> WRITTEN INSTRUCTION
Leave out the pictures and repeat every record exactly.

> DATASET
-*-

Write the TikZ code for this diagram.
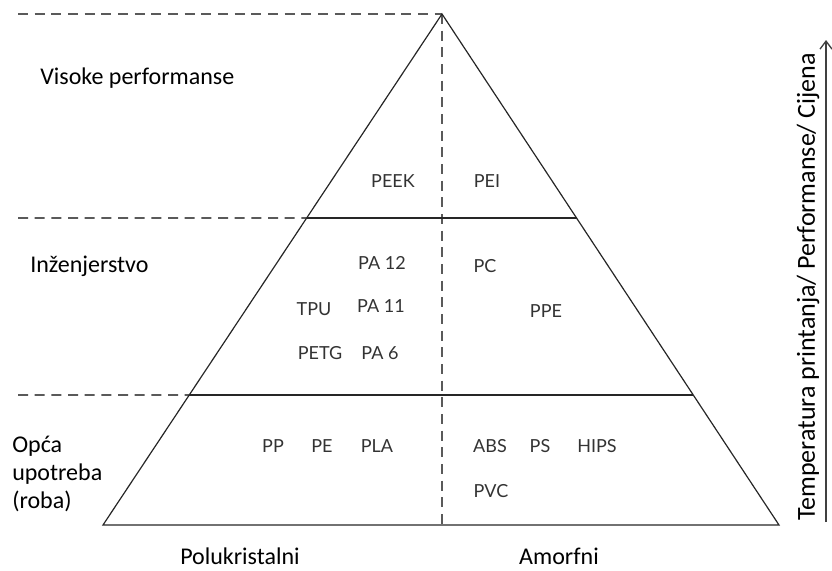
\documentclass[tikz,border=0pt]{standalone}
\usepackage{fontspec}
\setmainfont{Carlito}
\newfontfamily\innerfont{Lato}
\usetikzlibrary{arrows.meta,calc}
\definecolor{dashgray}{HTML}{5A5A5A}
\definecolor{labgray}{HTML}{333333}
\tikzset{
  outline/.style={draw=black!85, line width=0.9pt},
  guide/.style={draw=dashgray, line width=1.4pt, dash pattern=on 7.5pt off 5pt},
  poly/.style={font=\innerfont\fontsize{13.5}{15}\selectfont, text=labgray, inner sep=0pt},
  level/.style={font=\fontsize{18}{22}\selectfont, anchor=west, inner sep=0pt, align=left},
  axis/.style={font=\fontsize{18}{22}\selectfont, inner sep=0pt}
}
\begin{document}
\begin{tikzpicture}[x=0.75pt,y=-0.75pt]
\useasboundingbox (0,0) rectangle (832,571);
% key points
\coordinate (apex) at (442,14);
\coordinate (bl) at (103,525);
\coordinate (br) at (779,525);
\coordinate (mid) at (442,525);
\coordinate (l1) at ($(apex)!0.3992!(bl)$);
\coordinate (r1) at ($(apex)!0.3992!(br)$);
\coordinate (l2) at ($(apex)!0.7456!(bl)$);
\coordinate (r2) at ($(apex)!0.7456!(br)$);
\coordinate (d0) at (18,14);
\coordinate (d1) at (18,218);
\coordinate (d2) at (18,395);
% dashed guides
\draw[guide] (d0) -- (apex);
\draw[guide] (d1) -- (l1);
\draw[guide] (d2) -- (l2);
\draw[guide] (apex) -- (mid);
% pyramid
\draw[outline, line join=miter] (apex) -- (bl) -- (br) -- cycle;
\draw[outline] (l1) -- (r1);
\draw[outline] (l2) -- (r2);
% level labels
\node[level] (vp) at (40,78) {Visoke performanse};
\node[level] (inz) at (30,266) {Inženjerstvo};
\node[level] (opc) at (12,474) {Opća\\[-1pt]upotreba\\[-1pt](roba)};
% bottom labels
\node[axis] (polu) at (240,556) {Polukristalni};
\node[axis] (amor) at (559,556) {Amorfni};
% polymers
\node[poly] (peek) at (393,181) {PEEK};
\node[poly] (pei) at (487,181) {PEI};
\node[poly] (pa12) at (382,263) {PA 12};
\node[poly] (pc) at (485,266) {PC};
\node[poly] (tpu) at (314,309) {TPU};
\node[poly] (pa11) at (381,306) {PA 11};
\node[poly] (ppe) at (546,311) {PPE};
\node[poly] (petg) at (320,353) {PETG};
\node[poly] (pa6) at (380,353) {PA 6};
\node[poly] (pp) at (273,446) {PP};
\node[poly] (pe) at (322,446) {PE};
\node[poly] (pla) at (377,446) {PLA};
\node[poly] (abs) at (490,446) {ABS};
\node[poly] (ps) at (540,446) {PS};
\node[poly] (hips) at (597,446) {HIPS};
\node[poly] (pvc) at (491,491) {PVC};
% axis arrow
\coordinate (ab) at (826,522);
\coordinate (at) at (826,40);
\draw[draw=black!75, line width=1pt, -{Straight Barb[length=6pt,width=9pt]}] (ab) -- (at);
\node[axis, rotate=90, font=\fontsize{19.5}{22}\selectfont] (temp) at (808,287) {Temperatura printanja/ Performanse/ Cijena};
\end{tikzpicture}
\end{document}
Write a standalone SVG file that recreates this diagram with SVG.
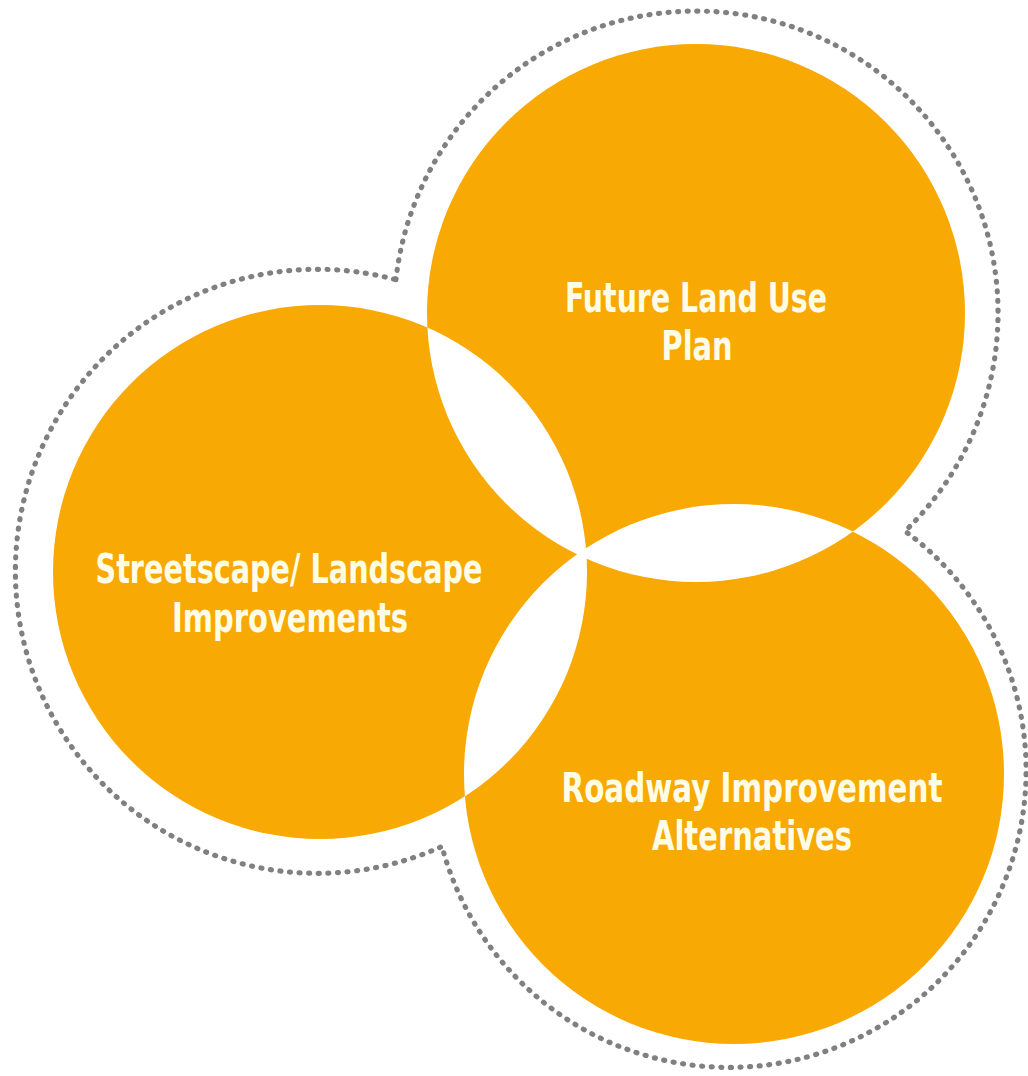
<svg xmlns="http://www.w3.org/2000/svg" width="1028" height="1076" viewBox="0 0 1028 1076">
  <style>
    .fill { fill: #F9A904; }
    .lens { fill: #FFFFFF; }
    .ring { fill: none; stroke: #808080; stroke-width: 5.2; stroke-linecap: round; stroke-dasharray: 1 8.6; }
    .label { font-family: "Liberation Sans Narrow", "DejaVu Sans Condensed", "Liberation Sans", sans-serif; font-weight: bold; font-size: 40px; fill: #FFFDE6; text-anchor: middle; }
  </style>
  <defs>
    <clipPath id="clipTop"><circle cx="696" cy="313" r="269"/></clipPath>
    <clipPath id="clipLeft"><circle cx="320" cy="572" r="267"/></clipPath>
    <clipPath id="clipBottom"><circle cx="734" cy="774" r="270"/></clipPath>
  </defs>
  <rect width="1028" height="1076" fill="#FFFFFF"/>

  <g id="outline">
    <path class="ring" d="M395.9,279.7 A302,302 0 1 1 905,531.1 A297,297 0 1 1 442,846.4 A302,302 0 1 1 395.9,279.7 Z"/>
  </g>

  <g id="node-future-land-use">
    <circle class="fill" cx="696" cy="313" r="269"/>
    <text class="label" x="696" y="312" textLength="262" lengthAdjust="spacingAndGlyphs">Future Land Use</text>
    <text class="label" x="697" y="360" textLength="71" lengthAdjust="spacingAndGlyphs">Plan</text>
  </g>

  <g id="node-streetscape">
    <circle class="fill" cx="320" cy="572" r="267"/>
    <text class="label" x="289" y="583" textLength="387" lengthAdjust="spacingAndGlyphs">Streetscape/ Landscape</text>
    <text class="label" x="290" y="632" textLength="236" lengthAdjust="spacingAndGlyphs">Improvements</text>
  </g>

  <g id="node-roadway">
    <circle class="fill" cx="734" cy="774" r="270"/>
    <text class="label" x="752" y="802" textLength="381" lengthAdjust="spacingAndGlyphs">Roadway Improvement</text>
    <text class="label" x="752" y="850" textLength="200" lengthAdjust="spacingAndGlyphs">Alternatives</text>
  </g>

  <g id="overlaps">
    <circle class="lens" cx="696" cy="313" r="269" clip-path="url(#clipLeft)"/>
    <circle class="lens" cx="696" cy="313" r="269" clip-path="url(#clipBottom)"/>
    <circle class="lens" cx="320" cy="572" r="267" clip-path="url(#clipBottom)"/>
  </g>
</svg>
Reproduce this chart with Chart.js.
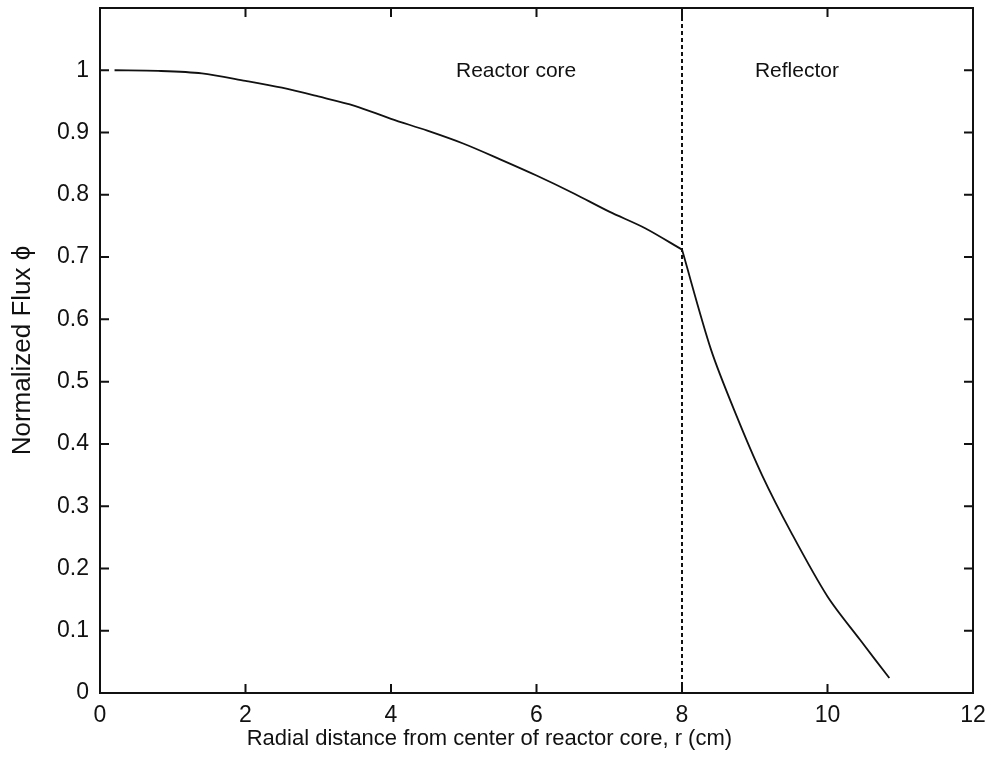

-*-

> CORRECT RESULT
Write the TikZ code for this diagram.
\documentclass[tikz,border=0pt]{standalone}
\usepackage{fontspec}
\setmainfont{Carlito}
\newfontfamily\innerfont{Lato}
\usetikzlibrary{arrows.meta,calc}
\definecolor{dashgray}{HTML}{5A5A5A}
\definecolor{labgray}{HTML}{333333}
\tikzset{
  outline/.style={draw=black!85, line width=0.9pt},
  guide/.style={draw=dashgray, line width=1.4pt, dash pattern=on 7.5pt off 5pt},
  poly/.style={font=\innerfont\fontsize{13.5}{15}\selectfont, text=labgray, inner sep=0pt},
  level/.style={font=\fontsize{18}{22}\selectfont, anchor=west, inner sep=0pt, align=left},
  axis/.style={font=\fontsize{18}{22}\selectfont, inner sep=0pt}
}
\begin{document}
\begin{tikzpicture}[x=0.75pt,y=-0.75pt]
\useasboundingbox (0,0) rectangle (832,571);
% key points
\coordinate (apex) at (442,14);
\coordinate (bl) at (103,525);
\coordinate (br) at (779,525);
\coordinate (mid) at (442,525);
\coordinate (l1) at ($(apex)!0.3992!(bl)$);
\coordinate (r1) at ($(apex)!0.3992!(br)$);
\coordinate (l2) at ($(apex)!0.7456!(bl)$);
\coordinate (r2) at ($(apex)!0.7456!(br)$);
\coordinate (d0) at (18,14);
\coordinate (d1) at (18,218);
\coordinate (d2) at (18,395);
% dashed guides
\draw[guide] (d0) -- (apex);
\draw[guide] (d1) -- (l1);
\draw[guide] (d2) -- (l2);
\draw[guide] (apex) -- (mid);
% pyramid
\draw[outline, line join=miter] (apex) -- (bl) -- (br) -- cycle;
\draw[outline] (l1) -- (r1);
\draw[outline] (l2) -- (r2);
% level labels
\node[level] (vp) at (40,78) {Visoke performanse};
\node[level] (inz) at (30,266) {Inženjerstvo};
\node[level] (opc) at (12,474) {Opća\\[-1pt]upotreba\\[-1pt](roba)};
% bottom labels
\node[axis] (polu) at (240,556) {Polukristalni};
\node[axis] (amor) at (559,556) {Amorfni};
% polymers
\node[poly] (peek) at (393,181) {PEEK};
\node[poly] (pei) at (487,181) {PEI};
\node[poly] (pa12) at (382,263) {PA 12};
\node[poly] (pc) at (485,266) {PC};
\node[poly] (tpu) at (314,309) {TPU};
\node[poly] (pa11) at (381,306) {PA 11};
\node[poly] (ppe) at (546,311) {PPE};
\node[poly] (petg) at (320,353) {PETG};
\node[poly] (pa6) at (380,353) {PA 6};
\node[poly] (pp) at (273,446) {PP};
\node[poly] (pe) at (322,446) {PE};
\node[poly] (pla) at (377,446) {PLA};
\node[poly] (abs) at (490,446) {ABS};
\node[poly] (ps) at (540,446) {PS};
\node[poly] (hips) at (597,446) {HIPS};
\node[poly] (pvc) at (491,491) {PVC};
% axis arrow
\coordinate (ab) at (826,522);
\coordinate (at) at (826,40);
\draw[draw=black!75, line width=1pt, -{Straight Barb[length=6pt,width=9pt]}] (ab) -- (at);
\node[axis, rotate=90, font=\fontsize{19.5}{22}\selectfont] (temp) at (808,287) {Temperatura printanja/ Performanse/ Cijena};
\end{tikzpicture}
\end{document}
Write a standalone SVG file that recreates this diagram with SVG.
<svg xmlns="http://www.w3.org/2000/svg" width="1028" height="1076" viewBox="0 0 1028 1076">
  <style>
    .fill { fill: #F9A904; }
    .lens { fill: #FFFFFF; }
    .ring { fill: none; stroke: #808080; stroke-width: 5.2; stroke-linecap: round; stroke-dasharray: 1 8.6; }
    .label { font-family: "Liberation Sans Narrow", "DejaVu Sans Condensed", "Liberation Sans", sans-serif; font-weight: bold; font-size: 40px; fill: #FFFDE6; text-anchor: middle; }
  </style>
  <defs>
    <clipPath id="clipTop"><circle cx="696" cy="313" r="269"/></clipPath>
    <clipPath id="clipLeft"><circle cx="320" cy="572" r="267"/></clipPath>
    <clipPath id="clipBottom"><circle cx="734" cy="774" r="270"/></clipPath>
  </defs>
  <rect width="1028" height="1076" fill="#FFFFFF"/>

  <g id="outline">
    <path class="ring" d="M395.9,279.7 A302,302 0 1 1 905,531.1 A297,297 0 1 1 442,846.4 A302,302 0 1 1 395.9,279.7 Z"/>
  </g>

  <g id="node-future-land-use">
    <circle class="fill" cx="696" cy="313" r="269"/>
    <text class="label" x="696" y="312" textLength="262" lengthAdjust="spacingAndGlyphs">Future Land Use</text>
    <text class="label" x="697" y="360" textLength="71" lengthAdjust="spacingAndGlyphs">Plan</text>
  </g>

  <g id="node-streetscape">
    <circle class="fill" cx="320" cy="572" r="267"/>
    <text class="label" x="289" y="583" textLength="387" lengthAdjust="spacingAndGlyphs">Streetscape/ Landscape</text>
    <text class="label" x="290" y="632" textLength="236" lengthAdjust="spacingAndGlyphs">Improvements</text>
  </g>

  <g id="node-roadway">
    <circle class="fill" cx="734" cy="774" r="270"/>
    <text class="label" x="752" y="802" textLength="381" lengthAdjust="spacingAndGlyphs">Roadway Improvement</text>
    <text class="label" x="752" y="850" textLength="200" lengthAdjust="spacingAndGlyphs">Alternatives</text>
  </g>

  <g id="overlaps">
    <circle class="lens" cx="696" cy="313" r="269" clip-path="url(#clipLeft)"/>
    <circle class="lens" cx="696" cy="313" r="269" clip-path="url(#clipBottom)"/>
    <circle class="lens" cx="320" cy="572" r="267" clip-path="url(#clipBottom)"/>
  </g>
</svg>
Reproduce this chart with Chart.js.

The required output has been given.